── Source data ──

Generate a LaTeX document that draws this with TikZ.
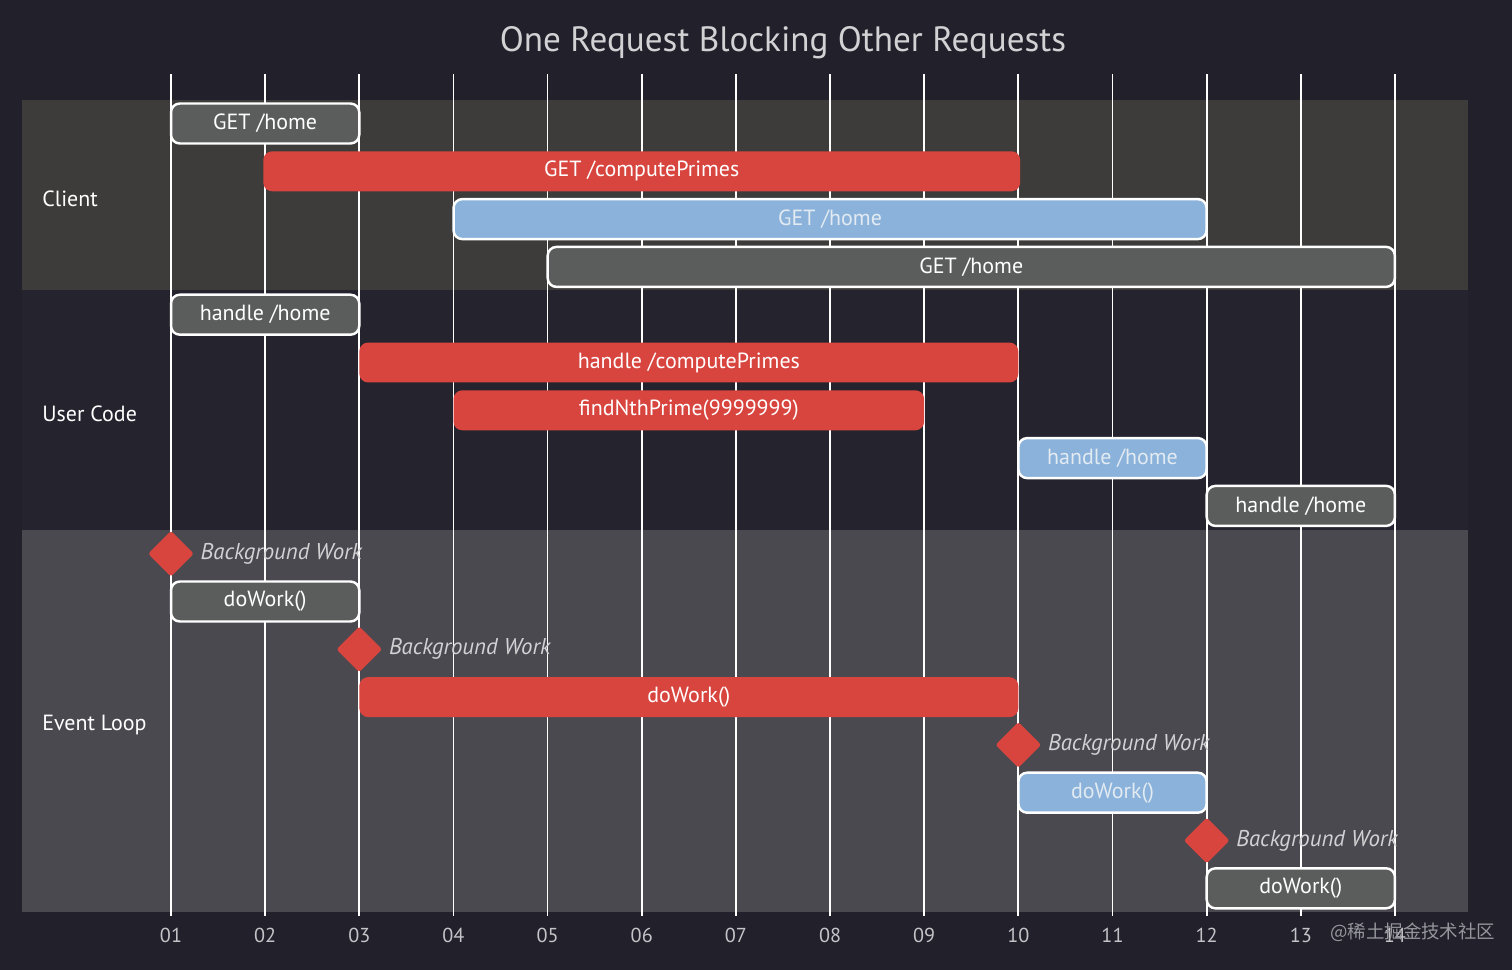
\documentclass[tikz,border=0pt]{standalone}
\usepackage{fontspec}
\setmainfont{PT Sans}
\newfontfamily\cjkfont{Noto Sans CJK SC}
\usepackage{tikz}
\usetikzlibrary{shapes.geometric, positioning}
\definecolor{chartbg}{RGB}{33,32,43}
\definecolor{clientband}{RGB}{61,60,58}
\definecolor{userband}{RGB}{37,36,46}
\definecolor{loopband}{RGB}{74,73,80}
\definecolor{taskgray}{RGB}{91,93,92}
\definecolor{taskred}{RGB}{216,68,62}
\definecolor{taskblue}{RGB}{138,178,218}
\definecolor{bluetext}{RGB}{226,234,242}
\definecolor{titlegray}{RGB}{210,210,212}
\definecolor{tickgray}{RGB}{196,196,200}
\definecolor{markgray}{RGB}{150,150,156}
\tikzset{
  taskbar/.style={rectangle, rounded corners=5pt, minimum height=0.8cm,
    inner sep=0pt, font=\fontsize{12.5}{14}\selectfont},
  donetask/.style={taskbar, draw=white, line width=1.4pt, fill=taskgray, text=white},
  crittask/.style={taskbar, fill=taskred, text=white},
  activetask/.style={taskbar, draw=white, line width=1.4pt, fill=taskblue, text=bluetext},
  milestone/.style={diamond, aspect=1, fill=taskred, minimum width=0.92cm,
    minimum height=0.92cm, inner sep=0pt, rounded corners=1.5pt},
  mslabel/.style={font=\fontsize{13}{15}\selectfont\itshape, text=titlegray,
    inner sep=0pt, anchor=west},
  section/.style={font=\fontsize{12.5}{14}\selectfont, text=white, anchor=west, inner sep=0pt},
  gridline/.style={white, line width=1pt},
  span/.style n args={3}{minimum width={(#2-#1)*1.883cm},
    at={({171+(#1+#2-2)*47.075},{123.5+#3*47.8})}}
}

\begin{document}
\begin{tikzpicture}[x=0.02cm, y=-0.02cm]
  % background and sections
  \fill[chartbg] (0,0) rectangle (1512,970);
  \useasboundingbox (0,0) rectangle (1512,970);
  \fill[clientband] (22,100) rectangle (1468,290);
  \fill[userband] (22,290) rectangle (1468,530);
  \fill[loopband] (22,530) rectangle (1468,912);

  \node[font=\fontsize{20}{24}\selectfont, text=titlegray] (title) at (783,43)
    {One Request Blocking Other Requests};

  % grid and axis
  \foreach \i/\lbl in {1/01,2/02,3/03,4/04,5/05,6/06,7/07,8/08,9/09,10/10,11/11,12/12,13/13,14/14}{
    \draw[gridline] ({171+(\i-1)*94.15},74) -- ({171+(\i-1)*94.15},916);
    \node[font=\fontsize{11.5}{13}\selectfont, text=tickgray] (tick\i)
      at ({171+(\i-1)*94.15},935) {\lbl};
  }

  % section labels
  \node[section] (sec1) at (42,199) {Client};
  \node[section] (sec2) at (42,414) {User Code};
  \node[section] (sec3) at (42,725) {Event Loop};

  % Client
  \node[donetask, span={1}{3}{0}] (c1) {GET /home};
  \node[crittask, span={2}{10}{1}, minimum width=15.14cm] (c2) {GET /computePrimes};
  \node[activetask, span={4}{12}{2}] (c3) {GET /home};
  \node[donetask, span={5}{14}{3}] (c4) {GET /home};

  % User Code
  \node[donetask, span={1}{3}{4}] (u1) {handle /home};
  \node[crittask, span={3}{10}{5}] (u2) {handle /computePrimes};
  \node[crittask, span={4}{9}{6}] (u3) {findNthPrime(9999999)};
  \node[activetask, span={10}{12}{7}] (u4) {handle /home};
  \node[donetask, span={12}{14}{8}] (u5) {handle /home};

  % Event Loop
  \node[milestone, span={1}{1}{9}, minimum width=0.92cm] (m1) {};
  \node[mslabel, right=0.12cm of m1] (m1t) {Background Work};
  \node[donetask, span={1}{3}{10}] (e1) {doWork()};
  \node[milestone, span={3}{3}{11}, minimum width=0.92cm] (m2) {};
  \node[mslabel, right=0.12cm of m2] (m2t) {Background Work};
  \node[crittask, span={3}{10}{12}] (e2) {doWork()};
  \node[milestone, span={10}{10}{13}, minimum width=0.92cm] (m3) {};
  \node[mslabel, right=0.12cm of m3] (m3t) {Background Work};
  \node[activetask, span={10}{12}{14}] (e3) {doWork()};
  \node[milestone, span={12}{12}{15}, minimum width=0.92cm] (m4) {};
  \node[mslabel, right=0.12cm of m4] (m4t) {Background Work};
  \node[donetask, span={12}{14}{16}] (e4) {doWork()};

  % watermark
  \node[font=\cjkfont\fontsize{10.5}{12}\selectfont, text=markgray, anchor=west] (mark)
    at (1324,932) {@稀土掘金技术社区};
\end{tikzpicture}
\end{document}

───

## Task objective
Return the listing above in full and without alteration, excluding its pictures.

## Exercise response
Generate a LaTeX document that draws this with TikZ.
\documentclass[tikz,border=0pt]{standalone}
\usepackage{fontspec}
\setmainfont{PT Sans}
\newfontfamily\cjkfont{Noto Sans CJK SC}
\usepackage{tikz}
\usetikzlibrary{shapes.geometric, positioning}
\definecolor{chartbg}{RGB}{33,32,43}
\definecolor{clientband}{RGB}{61,60,58}
\definecolor{userband}{RGB}{37,36,46}
\definecolor{loopband}{RGB}{74,73,80}
\definecolor{taskgray}{RGB}{91,93,92}
\definecolor{taskred}{RGB}{216,68,62}
\definecolor{taskblue}{RGB}{138,178,218}
\definecolor{bluetext}{RGB}{226,234,242}
\definecolor{titlegray}{RGB}{210,210,212}
\definecolor{tickgray}{RGB}{196,196,200}
\definecolor{markgray}{RGB}{150,150,156}
\tikzset{
  taskbar/.style={rectangle, rounded corners=5pt, minimum height=0.8cm,
    inner sep=0pt, font=\fontsize{12.5}{14}\selectfont},
  donetask/.style={taskbar, draw=white, line width=1.4pt, fill=taskgray, text=white},
  crittask/.style={taskbar, fill=taskred, text=white},
  activetask/.style={taskbar, draw=white, line width=1.4pt, fill=taskblue, text=bluetext},
  milestone/.style={diamond, aspect=1, fill=taskred, minimum width=0.92cm,
    minimum height=0.92cm, inner sep=0pt, rounded corners=1.5pt},
  mslabel/.style={font=\fontsize{13}{15}\selectfont\itshape, text=titlegray,
    inner sep=0pt, anchor=west},
  section/.style={font=\fontsize{12.5}{14}\selectfont, text=white, anchor=west, inner sep=0pt},
  gridline/.style={white, line width=1pt},
  span/.style n args={3}{minimum width={(#2-#1)*1.883cm},
    at={({171+(#1+#2-2)*47.075},{123.5+#3*47.8})}}
}

\begin{document}
\begin{tikzpicture}[x=0.02cm, y=-0.02cm]
  % background and sections
  \fill[chartbg] (0,0) rectangle (1512,970);
  \useasboundingbox (0,0) rectangle (1512,970);
  \fill[clientband] (22,100) rectangle (1468,290);
  \fill[userband] (22,290) rectangle (1468,530);
  \fill[loopband] (22,530) rectangle (1468,912);

  \node[font=\fontsize{20}{24}\selectfont, text=titlegray] (title) at (783,43)
    {One Request Blocking Other Requests};

  % grid and axis
  \foreach \i/\lbl in {1/01,2/02,3/03,4/04,5/05,6/06,7/07,8/08,9/09,10/10,11/11,12/12,13/13,14/14}{
    \draw[gridline] ({171+(\i-1)*94.15},74) -- ({171+(\i-1)*94.15},916);
    \node[font=\fontsize{11.5}{13}\selectfont, text=tickgray] (tick\i)
      at ({171+(\i-1)*94.15},935) {\lbl};
  }

  % section labels
  \node[section] (sec1) at (42,199) {Client};
  \node[section] (sec2) at (42,414) {User Code};
  \node[section] (sec3) at (42,725) {Event Loop};

  % Client
  \node[donetask, span={1}{3}{0}] (c1) {GET /home};
  \node[crittask, span={2}{10}{1}, minimum width=15.14cm] (c2) {GET /computePrimes};
  \node[activetask, span={4}{12}{2}] (c3) {GET /home};
  \node[donetask, span={5}{14}{3}] (c4) {GET /home};

  % User Code
  \node[donetask, span={1}{3}{4}] (u1) {handle /home};
  \node[crittask, span={3}{10}{5}] (u2) {handle /computePrimes};
  \node[crittask, span={4}{9}{6}] (u3) {findNthPrime(9999999)};
  \node[activetask, span={10}{12}{7}] (u4) {handle /home};
  \node[donetask, span={12}{14}{8}] (u5) {handle /home};

  % Event Loop
  \node[milestone, span={1}{1}{9}, minimum width=0.92cm] (m1) {};
  \node[mslabel, right=0.12cm of m1] (m1t) {Background Work};
  \node[donetask, span={1}{3}{10}] (e1) {doWork()};
  \node[milestone, span={3}{3}{11}, minimum width=0.92cm] (m2) {};
  \node[mslabel, right=0.12cm of m2] (m2t) {Background Work};
  \node[crittask, span={3}{10}{12}] (e2) {doWork()};
  \node[milestone, span={10}{10}{13}, minimum width=0.92cm] (m3) {};
  \node[mslabel, right=0.12cm of m3] (m3t) {Background Work};
  \node[activetask, span={10}{12}{14}] (e3) {doWork()};
  \node[milestone, span={12}{12}{15}, minimum width=0.92cm] (m4) {};
  \node[mslabel, right=0.12cm of m4] (m4t) {Background Work};
  \node[donetask, span={12}{14}{16}] (e4) {doWork()};

  % watermark
  \node[font=\cjkfont\fontsize{10.5}{12}\selectfont, text=markgray, anchor=west] (mark)
    at (1324,932) {@稀土掘金技术社区};
\end{tikzpicture}
\end{document}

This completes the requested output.